What are Best Plants for Butterflies?

It’s easy to grow plants for Butterflies. Choose plants that provide food in the form of nectar. Butterflies like open centred flowers such as Cosmos and Scabious that are easy to land on and have plenty of nectar. They don’t necessarily need to be native plants. For example Butterflies love Dahlia flowers too (see pink flower above) Dahlias originate from Mexico… their simple open flowers are great for accessibility. Butterflies have a long proboscis which they use like a straw to suck up liquids. They also love plants with tiny tubular flowers such as Verbena and Buddleja. You can buy Buddleja inexpensively from most good plant nurseries and garden centres. Or you can make some new plants. Winter is an excellent time to grow Buddleja from Hardwood Cuttings.

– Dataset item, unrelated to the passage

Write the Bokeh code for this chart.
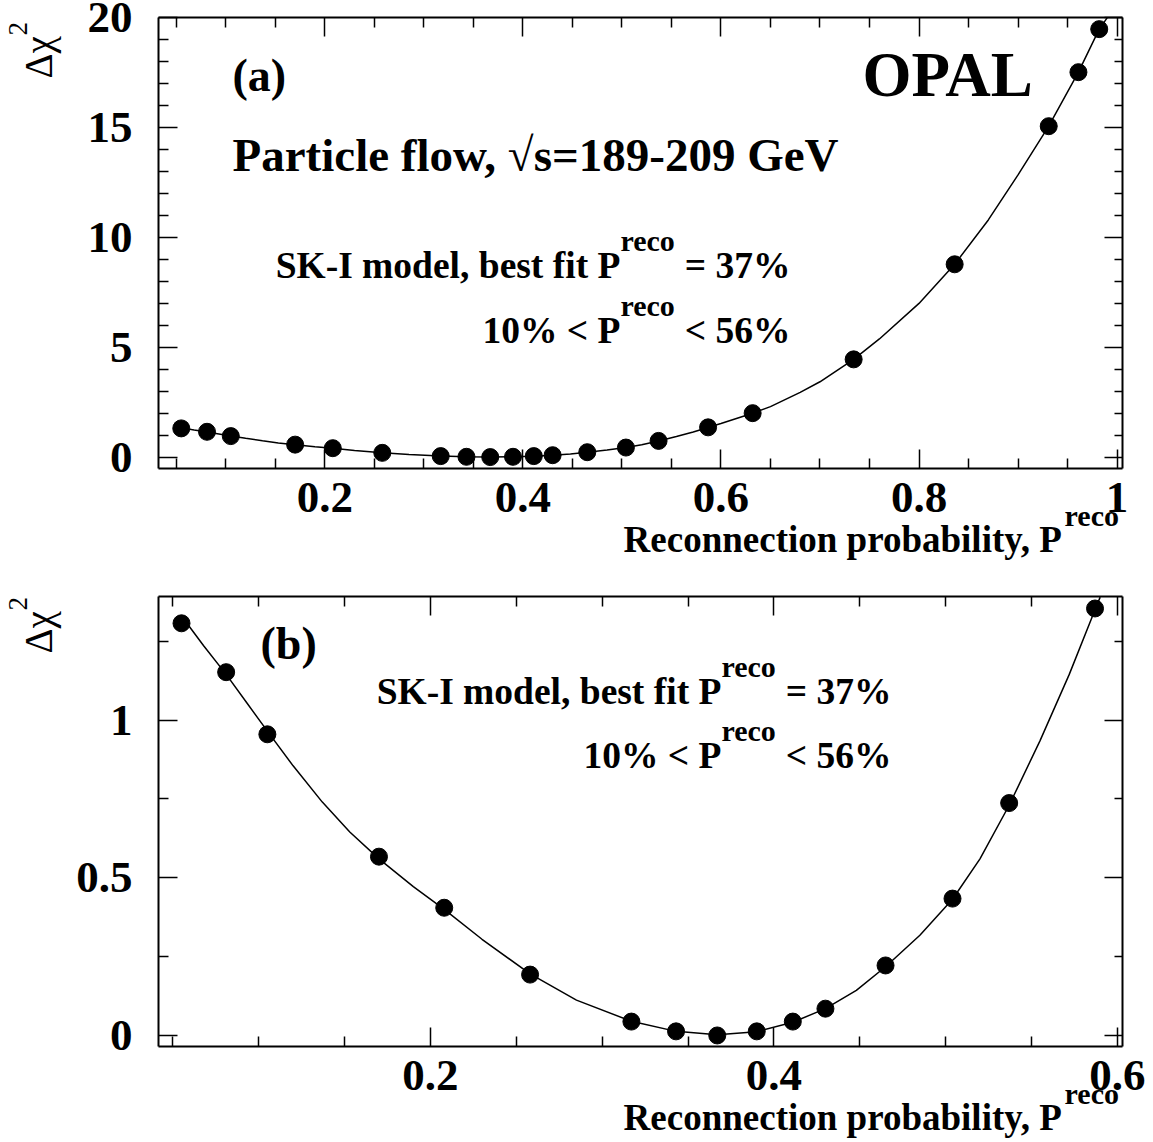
import math
from bokeh.plotting import figure
from bokeh.models import Label, LinearAxis, FixedTicker, Range1d
from bokeh.layouts import column
from bokeh.embed import file_html
from bokeh.resources import INLINE

# ---------------- data ----------------
p_reco = [0.055, 0.081, 0.105, 0.170, 0.208, 0.258, 0.317, 0.343, 0.367, 0.390, 0.411,
          0.430, 0.465, 0.504, 0.537, 0.587, 0.632, 0.734, 0.836, 0.931, 0.961, 0.982]
d_chi2 = [1.307, 1.152, 0.955, 0.567, 0.405, 0.193, 0.044, 0.013, 0.000, 0.013, 0.044,
          0.085, 0.222, 0.434, 0.737, 1.354, 2.00, 4.45, 8.78, 15.07, 17.53, 19.49]

# fitted curve
fit_x = [0.055, 0.068, 0.081, 0.093, 0.105, 0.120, 0.137, 0.153, 0.170, 0.190, 0.208,
         0.230, 0.258, 0.285, 0.317, 0.343, 0.367, 0.390, 0.411, 0.430, 0.448, 0.465,
         0.485, 0.504, 0.520, 0.537, 0.555, 0.572, 0.587, 0.590, 0.600, 0.632, 0.650,
         0.680, 0.700, 0.734, 0.760, 0.800, 0.836, 0.870, 0.900, 0.931, 0.961, 0.982,
         0.990]
fit_y = [1.330, 1.235, 1.145, 1.055, 0.965, 0.855, 0.740, 0.645, 0.560, 0.472, 0.400,
         0.305, 0.195, 0.112, 0.045, 0.013, 0.002, 0.012, 0.042, 0.085, 0.143, 0.218,
         0.318, 0.432, 0.560, 0.730, 0.935, 1.145, 1.350, 1.390, 1.530, 2.000, 2.300,
         2.950, 3.430, 4.450, 5.380, 7.000, 8.780, 10.80, 12.85, 15.07, 17.53, 19.49,
         20.00]

# axis ticks
a_x_ticks = [0.2, 0.4, 0.6, 0.8, 1.0]
a_x_labels = ["0.2", "0.4", "0.6", "0.8", "1"]
a_x_minor = [0.05, 0.10, 0.15, 0.25, 0.30, 0.35, 0.45, 0.50, 0.55, 0.65, 0.70, 0.75,
             0.85, 0.90, 0.95]
a_y_ticks = [0, 5, 10, 15, 20]
a_y_labels = ["0", "5", "10", "15", "20"]
a_y_minor = [1, 2, 3, 4, 6, 7, 8, 9, 11, 12, 13, 14, 16, 17, 18, 19]

b_x_ticks = [0.2, 0.4, 0.6]
b_x_labels = ["0.2", "0.4", "0.6"]
b_x_minor = [0.05, 0.10, 0.15, 0.25, 0.30, 0.35, 0.45, 0.50, 0.55]
b_y_ticks = [0, 0.5, 1.0]
b_y_labels = ["0", "0.5", "1"]
b_y_minor = [0.25, 0.75, 1.25]

# ---------------- helpers ----------------
W = 1153
FONT = "Liberation Serif"
TW = {' ': 250, '%': 1000, '(': 333, ')': 333, ',': 250, '-': 333, '.': 250, '<': 570,
      '=': 570, '0': 500, '1': 500, '2': 500, '3': 500, '4': 500, '5': 500, '6': 500,
      '7': 500, '8': 500, '9': 500, 'A': 722, 'G': 778, 'I': 389, 'K': 778, 'L': 667,
      'O': 778, 'P': 611, 'R': 722, 'S': 556, 'V': 722, 'a': 500, 'b': 556, 'c': 444,
      'd': 556, 'e': 444, 'f': 333, 'i': 278, 'l': 278, 'm': 833, 'n': 556, 'o': 500,
      'p': 556, 'r': 444, 's': 389, 't': 333, 'w': 722, 'y': 500, '\u221a': 549}
BASE_SHIFT = 0.33   # empirical: alphabetic baseline lands this many em below the anchor


def tw(t):
    return sum(TW.get(c, 500) for c in t) / 1000.0


def put(p, H, text, x, y, size, bold=True, angle=0.0):
    """x, y: canvas pixels (from top-left) of the baseline start."""
    if angle == 0.0:
        ax, ay = x, y - BASE_SHIFT * size
    else:
        ax, ay = x - BASE_SHIFT * size, y
    p.add_layout(Label(x=ax, y=H - ay, x_units="screen", y_units="screen", text=text,
                       text_font=FONT, text_font_size=f"{size}px",
                       text_font_style="bold" if bold else "normal",
                       text_align="left", text_baseline="alphabetic",
                       angle=angle, text_color="black"))


def rich(p, H, parts, x_right, y):
    total = sum(tw(t) * s for t, s, _ in parts)
    cx = x_right - total
    for t, s, r in parts:
        lead = len(t) - len(t.lstrip(' '))
        put(p, H, t.strip(' '), cx + lead * 0.25 * s, y - r, s)
        cx += tw(t) * s


def style_axis(ax, ticks, labels, minor, show, standoff, tin=19, tmin=10):
    ax.ticker = FixedTicker(ticks=ticks, minor_ticks=minor)
    ax.major_label_overrides = {t: l for t, l in zip(ticks, labels)}
    ax.axis_line_width = 2
    ax.axis_line_color = "black"
    ax.major_tick_in = tin
    ax.major_tick_out = 0
    ax.minor_tick_in = tmin
    ax.minor_tick_out = 0
    ax.major_tick_line_width = 1.5
    ax.minor_tick_line_width = 1.5
    ax.major_tick_line_color = "black"
    ax.minor_tick_line_color = "black"
    ax.major_label_text_font = FONT
    ax.major_label_text_font_style = "bold"
    ax.major_label_text_color = "black"
    ax.major_label_text_font_size = "45px" if show else "0px"
    ax.major_label_standoff = standoff


def make_panel(H, box, xr, yr, xt, xl, xm, yt, yl, ym):
    L, R, T, B = box
    xpp = (R - L) / (xr[1] - xr[0])
    ypp = (B - T) / (yr[1] - yr[0])
    p = figure(width=W, height=H,
               x_range=Range1d(xr[0] - L / xpp, xr[1] + (W - R) / xpp),
               y_range=Range1d(yr[0] - (H - B) / ypp, yr[1] + T / ypp),
               x_axis_location=None, y_axis_location=None,
               output_backend="svg", toolbar_location=None, min_border=0)
    p.grid.visible = False
    p.outline_line_color = None
    p.background_fill_color = "white"
    p.border_fill_color = "white"

    bot = LinearAxis(fixed_location=yr[0], bounds=xr)
    style_axis(bot, xt, xl, xm, True, 14)
    p.add_layout(bot, "below")
    top = LinearAxis(fixed_location=yr[1], bounds=xr)
    style_axis(top, xt, xl, xm, False, 0)
    p.add_layout(top, "above")
    left = LinearAxis(fixed_location=xr[0], bounds=yr)
    style_axis(left, yt, yl, ym, True, 26)
    p.add_layout(left, "left")
    right = LinearAxis(fixed_location=xr[1], bounds=yr)
    style_axis(right, yt, yl, ym, False, 0, tin=18, tmin=8)
    p.add_layout(right, "right")

    inside = lambda x, y: xr[0] <= x <= xr[1] and yr[0] <= y <= yr[1]
    fi = [i for i in range(len(fit_x)) if inside(fit_x[i], fit_y[i])]
    di = [i for i in range(len(p_reco)) if inside(p_reco[i], d_chi2[i])]
    p.line([fit_x[i] for i in fi], [fit_y[i] for i in fi], line_color="black", line_width=1.5)
    p.scatter([p_reco[i] for i in di], [d_chi2[i] for i in di], size=17, color="black")
    return p


# ---------------- panel (a) ----------------
HA = 580
pa = make_panel(HA, (158, 1122, 17, 468), (0.032, 1.0055), (-0.52, 20.02),
                a_x_ticks, a_x_labels, a_x_minor, a_y_ticks, a_y_labels, a_y_minor)
put(pa, HA, "(a)", 232, 90, 46)
put(pa, HA, "OPAL", 862, 95, 63)
put(pa, HA, "Particle flow, \u221as=189-209 GeV", 232, 170, 47)
rich(pa, HA, [("SK-I model, best fit P", 37.5, 0), ("reco", 30, 27), (" = 37%", 37.5, 0)], 790, 277)
rich(pa, HA, [("10% < P", 37.5, 0), ("reco", 30, 27), (" < 56%", 37.5, 0)], 790, 342)
rich(pa, HA, [("Reconnection probability, P", 37, 0), ("reco", 30, 26)], 1119, 551)
put(pa, HA, "\u0394\u03c7", 51, 78, 39, bold=False, angle=math.pi / 2)
put(pa, HA, "2", 26, 35, 27, bold=False, angle=math.pi / 2)

# ---------------- panel (b) ----------------
HB = 562
pb = make_panel(HB, (158, 1122, 16, 466), (0.0416, 0.603), (-0.035, 1.392),
                b_x_ticks, b_x_labels, b_x_minor, b_y_ticks, b_y_labels, b_y_minor)
put(pb, HB, "(b)", 260, 78, 46)
rich(pb, HB, [("SK-I model, best fit P", 37.5, 0), ("reco", 30, 27), (" = 37%", 37.5, 0)], 891, 123)
rich(pb, HB, [("10% < P", 37.5, 0), ("reco", 30, 27), (" < 56%", 37.5, 0)], 891, 187)
rich(pb, HB, [("Reconnection probability, P", 37, 0), ("reco", 30, 26)], 1119, 549)
put(pb, HB, "\u0394\u03c7", 51, 73, 39, bold=False, angle=math.pi / 2)
put(pb, HB, "2", 26, 30, 27, bold=False, angle=math.pi / 2)

layout = column(pa, pb)
open("out.html", "w").write(file_html(layout, INLINE))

Are you planning to grow plants specifically for Butterflies this year?

I’d love to know about your favourite plants to attract them to your garden. Your suggestions are most welcome!

Love Gillian x


8 thoughts on “Best Plants for Butterflies

  1. I have lots of butterfly friendly plants in my garden, however they don’t seem to like Echinacea which I grew especially for them. I guess there’s nicer offerings for them to indulge in!

  2. Gillian this year I renovate the garden and I already have it planned. I will plant Cosmos, Echinacea purpurea, three types of Dahlia, Lavandula, Gypsophila elegans Covent Garden, Veronica and a lot more plants, not counting the bulbs. I have two animal shelters, one for insects and the other for larger animals. There are also evergreen bushes such as Brambles and Rosa canina. There is a kind of pergola in the shape of a house that is only open in front that is completely covered by normal Lonicera, Lonicera Japonica and Ivy. On the ground there are planted hydrangeas. There are always birds inside because the ivy has covered the ground. It is a good refuge. My garden is ecological. I have never used any chemical product and I myself manufacture the fertilizer and herbs with my garden if some plant is sick. I have a lot of nettles and I like them. Greetings from Margarita.

    1. Good for you Linda! Anything we gardeners can do is a bonus for wildlife and selecting open or single flowers is such an easy thing to do isn’t it?

  3. Lovely piece Gillian. We already have a buddleia and am planning to grow cosmos, dahlias and ox-eye daisies this year. We are in Sussex and if we are very lucky may see a chalk hill blue in our garden.

    1. Thanks very much Ciar. Your garden sounds really lovely and you are so lucky to have blue butterflies around you. There’s nothing so exotic looking here in West Lancashire!